Recipe by vlynn
Best poppy seed cake in my opinion. From my church cookbook.
Top Review by Oleaceae
I halved the recipe and it was fine in a single loaf pan (though, yes, it took longer than stated in the original recipe). I also substituted hazlenut syrup (it's all I had!) in place of the almond and it worked surprisingly well!
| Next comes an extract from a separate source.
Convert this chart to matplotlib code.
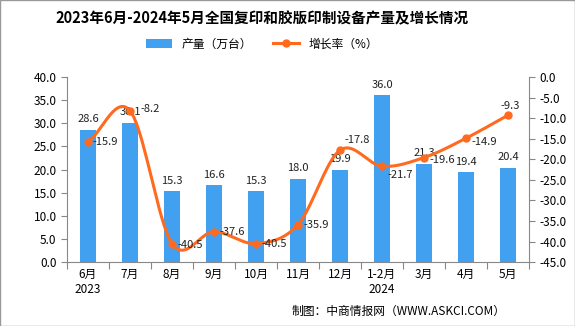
import numpy as np
import matplotlib
matplotlib.use("Agg")
import matplotlib.pyplot as plt

plt.rcParams['font.family'] = ['Noto Sans CJK SC', 'DejaVu Sans']

months = ["6月\n2023", "7月", "8月", "9月", "10月", "11月", "12月", "1-2月\n2024", "3月", "4月", "5月"]
output = [28.6, 30.1, 15.3, 16.6, 15.3, 18.0, 19.9, 36.0, 21.3, 19.4, 20.4]
growth = [-15.9, -8.2, -40.5, -37.6, -40.5, -35.9, -17.8, -21.7, -19.6, -14.9, -9.3]

bar_color = "#41A0F0"
line_color = "#FF6A1F"


def smooth(xs, ys, n=20):
    # Catmull-Rom spline through the points, close to Excel's smoothed line
    xs = np.asarray(xs, float)
    ys = np.asarray(ys, float)
    px = np.concatenate([[2 * xs[0] - xs[1]], xs, [2 * xs[-1] - xs[-2]]])
    py = np.concatenate([[2 * ys[0] - ys[1]], ys, [2 * ys[-1] - ys[-2]]])
    ox, oy = [], []
    t = np.linspace(0, 1, n, endpoint=False)
    for i in range(1, len(px) - 2):
        for p, o in ((px, ox), (py, oy)):
            p0, p1, p2, p3 = p[i - 1], p[i], p[i + 1], p[i + 2]
            o.extend(0.5 * (2 * p1 + (-p0 + p2) * t + (2 * p0 - 5 * p1 + 4 * p2 - p3) * t ** 2
                            + (-p0 + 3 * p1 - 3 * p2 + p3) * t ** 3))
    ox.append(xs[-1])
    oy.append(ys[-1])
    return np.array(ox), np.array(oy)


fig = plt.figure(figsize=(5.75, 3.26), dpi=100)
ax = fig.add_axes([0.1165, 0.196, 0.8035, 0.568])
ax2 = ax.twinx()

x = np.arange(len(months))
ax.bar(x, output, width=0.38, color=bar_color, label="产量（万台）", zorder=2)
for xi, v in zip(x, output):
    ax.text(xi, v + 1.2, f"{v:.1f}", ha="center", va="bottom", fontsize=8, color="#222222")

sx, sy = smooth(x, growth)
ax2.plot(sx, sy, color=line_color, lw=2.2, zorder=3)
ax2.plot(x, growth, "o", color=line_color, ms=5, zorder=4)
ax2.plot([], [], color=line_color, lw=2.2, marker="o", ms=5, label="增长率（%）")

label_off = {
    0: (0.1, 0, "left", "center"),
    1: (0.24, 0.3, "left", "center"),
    2: (0.12, -0.3, "left", "center"),
    3: (0.12, 0, "left", "center"),
    4: (0.12, 0, "left", "center"),
    5: (0.12, 0, "left", "center"),
    6: (0.1, 1.2, "left", "bottom"),
    7: (0.12, -1.0, "left", "top"),
    8: (0.12, -0.6, "left", "center"),
    9: (0.12, -0.9, "left", "center"),
    10: (0.05, 1.0, "center", "bottom"),
}
for i, v in enumerate(growth):
    dx, dy, ha, va = label_off[i]
    ax2.text(i + dx, v + dy, f"{v:.1f}", ha=ha, va=va, fontsize=8, color="#222222", zorder=5)

ax.set_xlim(-0.5, len(months) - 0.5)
ax.set_ylim(0, 40)
ax.set_yticks(np.arange(0, 40.1, 5))
ax.set_yticklabels([f"{v:.1f}" for v in np.arange(0, 40.1, 5)])
ax2.set_ylim(-45, 0)
ax2.set_yticks(np.arange(-45, 0.1, 5))
ax2.set_yticklabels([f"{v:.1f}" for v in np.arange(-45, 0.1, 5)])

ax.set_xticks(np.arange(-0.5, len(months), 1), minor=False)
ax.set_xticklabels([])
ax.set_xticks(x, minor=True)
ax.set_xticklabels(months, minor=True, fontsize=8.5)
ax.tick_params(axis="x", which="major", length=5, color="#888888")
ax.tick_params(axis="x", which="minor", length=0, pad=4)

for a in (ax, ax2):
    for s in a.spines.values():
        s.set_visible(False)
ax.spines["left"].set_visible(True)
ax.spines["bottom"].set_visible(True)
ax2.spines["right"].set_visible(True)
for s in (ax.spines["left"], ax.spines["bottom"], ax2.spines["right"]):
    s.set_color("#888888")
ax.tick_params(axis="y", labelsize=8.5, color="#888888", length=4)
ax2.tick_params(axis="y", labelsize=8.5, color="#888888", length=4)

fig.text(0.456, 0.945, "2023年6月-2024年5月全国复印和胶版印制设备产量及增长情况",
         ha="center", va="center", fontsize=10.5, fontweight="bold")
h1, l1 = ax.get_legend_handles_labels()
h2, l2 = ax2.get_legend_handles_labels()
fig.legend(h1 + h2, l1 + l2, loc="center", bbox_to_anchor=(0.456, 0.865), ncol=2,
           frameon=False, fontsize=8.5, handlelength=2.2, columnspacing=1.8)
fig.text(0.88, 0.045, "制图：中商情报网（WWW.ASKCI.COM）", ha="right", va="center", fontsize=8.5)

fig.patches.append(plt.Rectangle((0, 0), 1, 1, transform=fig.transFigure, fill=False,
                                 edgecolor="#999999", lw=1))

fig.savefig("out.png", dpi=100)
The cake was dense and moist and it's one of the better poppy seed cake recipes I've tried! I would definitely add more poppy seeds, but that's just me. :D Thanks for posting!
- 3 cups flour
- 1 1⁄2 teaspoons baking powder
- 3 eggs
- 1 1⁄8 cups oil
- 1 1⁄2 teaspoons vanilla
- 1 1⁄2 teaspoons almond flavoring
- 2 1⁄2 cups sugar
- 1 1⁄2 teaspoons salt
- 1 1⁄2 cups milk
- 1 1⁄2 teaspoons poppy seeds
- 1 1⁄2 teaspoons butter flavoring
- 1⁄2 cup sugar
- 1⁄2 teaspoon vanilla
- 1⁄2 teaspoon almond flavoring
- 1⁄4 cup orange juice (I have used lemon juice and worked fine)
- 1⁄2 teaspoon butter flavoring
Directions See How It's Made
- Mix and blend all ingredients 2 minutes.
- Bake in a greased & floured bundt pan or 2 large loaf pans.
- Bake 40-50 minutes at 325°F (Chef Note: I discovered it took somewhat longer to bake. Guess it depends on oven.).
- For Glaze: In small saucepan over medium heat, stir glaze ingredients together until sugar is melted. Pour over cake.